Opponents fear that CRT admonishes all of white America for being oppressive while classifying Black America as hopelessly oppressed. These fears have ignited state legislatures and schools across the country to ban the teachings about race in classrooms.
Here in the state of Washington, legislators have adopted the same strategy in introducing House Bill 1886 (HB 1886). The bill, introduced by Representative Klippert, prohibits the teaching of critical race theory and related curricula in public schools and labels CRT as an emergency.
BLM has prioritized the agenda to take on this battle to ensure that race, race relations, the history of race and how race is embedded in the fabric of this society is not swept under the rug and addressed in a meaningful and productive manner.
“House Bill 1886 introduced in the Washington State Legislature would require educators to lie to students about str racism, and BLM at Schools will not tolerate that,” said educator Jesse Hagopian. “But let it be known that nothing will stop us from teaching the truth about the long history of racism and intersecting oppressions.”
According to members of BLM, “BLM at School will defend schools against the attack on critical race theory in the Washington Legislature” because they feel that students deserve the truth about structural racism.
“Black Lives Matter at School is important not only for students to see themselves represented without any stereotypes or implicit bias but also so BIPOC youth can see the real history of their ancestors and know that they are their wildest dreams,” said Rena Mateja Walker Burr, a member of the NAACP Youth Council.
Anjali Dixit agrees and says that this is a major legislative issue.
“Institutional Racism is an ongoing battle. Lives are on the line. Not just in our present, but for years to come,” Dixit said. “Change must happen now. But this is not a small action. It requires a massive uprooting of racist ideals that have been planted deep into this country’s history for centuries. Failure is not an option.”

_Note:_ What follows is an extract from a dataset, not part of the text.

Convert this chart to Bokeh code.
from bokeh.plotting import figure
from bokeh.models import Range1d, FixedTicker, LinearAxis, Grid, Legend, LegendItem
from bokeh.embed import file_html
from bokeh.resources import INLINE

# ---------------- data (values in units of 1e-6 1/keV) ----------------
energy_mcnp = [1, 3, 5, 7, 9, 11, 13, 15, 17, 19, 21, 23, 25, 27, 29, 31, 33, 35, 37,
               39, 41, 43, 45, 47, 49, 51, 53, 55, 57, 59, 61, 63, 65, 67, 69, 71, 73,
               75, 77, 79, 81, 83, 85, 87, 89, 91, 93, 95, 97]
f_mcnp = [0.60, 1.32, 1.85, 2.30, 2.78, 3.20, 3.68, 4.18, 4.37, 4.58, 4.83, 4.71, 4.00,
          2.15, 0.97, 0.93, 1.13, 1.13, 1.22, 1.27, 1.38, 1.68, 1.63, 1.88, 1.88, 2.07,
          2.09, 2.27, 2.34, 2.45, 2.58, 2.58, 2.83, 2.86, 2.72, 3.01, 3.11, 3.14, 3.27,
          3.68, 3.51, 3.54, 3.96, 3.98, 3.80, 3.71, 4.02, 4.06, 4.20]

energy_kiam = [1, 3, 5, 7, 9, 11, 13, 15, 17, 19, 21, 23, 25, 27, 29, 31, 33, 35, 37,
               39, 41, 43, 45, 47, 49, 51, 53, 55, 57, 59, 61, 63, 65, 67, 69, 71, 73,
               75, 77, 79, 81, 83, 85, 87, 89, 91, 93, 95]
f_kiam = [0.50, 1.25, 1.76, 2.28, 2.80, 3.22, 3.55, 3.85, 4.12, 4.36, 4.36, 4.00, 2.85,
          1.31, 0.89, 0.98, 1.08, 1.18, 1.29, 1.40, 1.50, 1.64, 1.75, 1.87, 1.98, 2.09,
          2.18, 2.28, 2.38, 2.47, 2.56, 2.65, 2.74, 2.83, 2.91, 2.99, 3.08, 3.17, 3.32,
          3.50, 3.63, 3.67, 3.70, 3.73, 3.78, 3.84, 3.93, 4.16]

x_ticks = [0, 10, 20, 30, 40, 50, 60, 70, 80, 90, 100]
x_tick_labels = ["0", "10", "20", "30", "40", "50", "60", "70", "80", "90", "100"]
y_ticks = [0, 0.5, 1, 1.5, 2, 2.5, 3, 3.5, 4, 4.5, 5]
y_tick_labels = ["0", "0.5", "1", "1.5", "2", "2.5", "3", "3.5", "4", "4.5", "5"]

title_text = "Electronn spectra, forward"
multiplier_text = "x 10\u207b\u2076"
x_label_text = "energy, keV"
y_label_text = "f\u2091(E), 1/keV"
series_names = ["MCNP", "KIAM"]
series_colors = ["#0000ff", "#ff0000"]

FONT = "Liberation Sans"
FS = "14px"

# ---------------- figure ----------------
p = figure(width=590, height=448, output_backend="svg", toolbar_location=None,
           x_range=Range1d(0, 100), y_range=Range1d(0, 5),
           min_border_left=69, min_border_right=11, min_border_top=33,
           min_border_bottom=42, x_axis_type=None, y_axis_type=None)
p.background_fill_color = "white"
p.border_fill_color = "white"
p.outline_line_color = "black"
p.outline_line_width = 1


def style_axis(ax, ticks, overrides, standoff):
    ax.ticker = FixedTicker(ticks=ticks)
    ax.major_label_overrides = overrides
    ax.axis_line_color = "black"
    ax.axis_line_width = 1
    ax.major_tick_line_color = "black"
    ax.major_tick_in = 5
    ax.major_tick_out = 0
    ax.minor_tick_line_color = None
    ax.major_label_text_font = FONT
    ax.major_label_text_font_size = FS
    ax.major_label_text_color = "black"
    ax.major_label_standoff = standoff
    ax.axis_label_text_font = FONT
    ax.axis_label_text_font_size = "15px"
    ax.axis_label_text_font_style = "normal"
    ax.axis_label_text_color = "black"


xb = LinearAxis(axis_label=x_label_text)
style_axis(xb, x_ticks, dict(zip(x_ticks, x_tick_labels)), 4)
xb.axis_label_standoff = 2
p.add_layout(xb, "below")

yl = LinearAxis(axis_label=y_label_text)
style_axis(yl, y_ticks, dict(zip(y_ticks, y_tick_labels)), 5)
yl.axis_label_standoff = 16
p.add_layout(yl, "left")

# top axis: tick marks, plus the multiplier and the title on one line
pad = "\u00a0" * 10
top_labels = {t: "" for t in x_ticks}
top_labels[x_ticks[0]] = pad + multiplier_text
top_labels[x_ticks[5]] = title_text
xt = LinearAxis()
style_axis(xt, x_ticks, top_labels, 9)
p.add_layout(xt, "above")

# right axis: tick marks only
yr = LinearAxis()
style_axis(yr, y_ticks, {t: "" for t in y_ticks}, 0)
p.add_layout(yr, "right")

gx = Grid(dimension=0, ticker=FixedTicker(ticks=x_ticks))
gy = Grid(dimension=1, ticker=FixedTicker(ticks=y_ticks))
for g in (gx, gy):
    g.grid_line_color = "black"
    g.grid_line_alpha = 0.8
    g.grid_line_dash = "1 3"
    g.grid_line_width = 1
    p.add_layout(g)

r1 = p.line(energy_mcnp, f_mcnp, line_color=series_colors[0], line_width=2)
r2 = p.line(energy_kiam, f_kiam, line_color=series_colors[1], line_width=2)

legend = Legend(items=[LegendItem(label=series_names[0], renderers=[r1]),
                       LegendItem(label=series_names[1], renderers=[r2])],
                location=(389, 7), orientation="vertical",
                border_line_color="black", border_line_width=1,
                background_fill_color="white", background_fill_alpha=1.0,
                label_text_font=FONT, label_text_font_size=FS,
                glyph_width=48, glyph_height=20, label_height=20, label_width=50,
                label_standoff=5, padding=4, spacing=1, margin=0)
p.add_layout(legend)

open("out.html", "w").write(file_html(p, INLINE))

In addition, BLM is also drawing attention to the disproportionate discipline rates of Black students, and the lack of Black instructors in Seattle Public Schools and around the state.
Last school year, an investigative report from KUOW revealed that the principal at View Ridge Elementary School had repeatedly locked up a second-grade Black student in an outdoor enclosure called “the cage.” In addition, during the current school year there were accusations at Ballard High School about retaliation against a student who spoke out against racism.
“The racial inequity we see in our schools today is one of the most pressing issues in education. But we have the chance to take a stand against injustice, something that is long overdue,” said Anjali Dixit, a member of the NAACP Youth Council. “Black Lives Matter at School is an opportunity for schools and educators everywhere to join hands and tear down the walls of systemic racism.”
One of the things that is striking about Black Lives Matter at School movement is the involvement of the students who are stepping up to ensure schools create a supportive, safe and positive environment for Black students. They believe that their demands for the week of action, like hiring more Black educators and implementing restorative justice practices, are ways schools can make true change in order to support African American students and allow their voices be heard.
“Youth have been taking the lead in organizing for Black Lives Matter at School in Seattle,” says Martha Gyay, a member of the NAACP Youth Council. “Black Lives Matter at School is so important for this generation. I know back in middle school when I first learned about it, I got so much info and knowledge from the lessons Black Lives Matter at School provided and it was great. I loved it and I believe every child should feel that way and learn about it too.”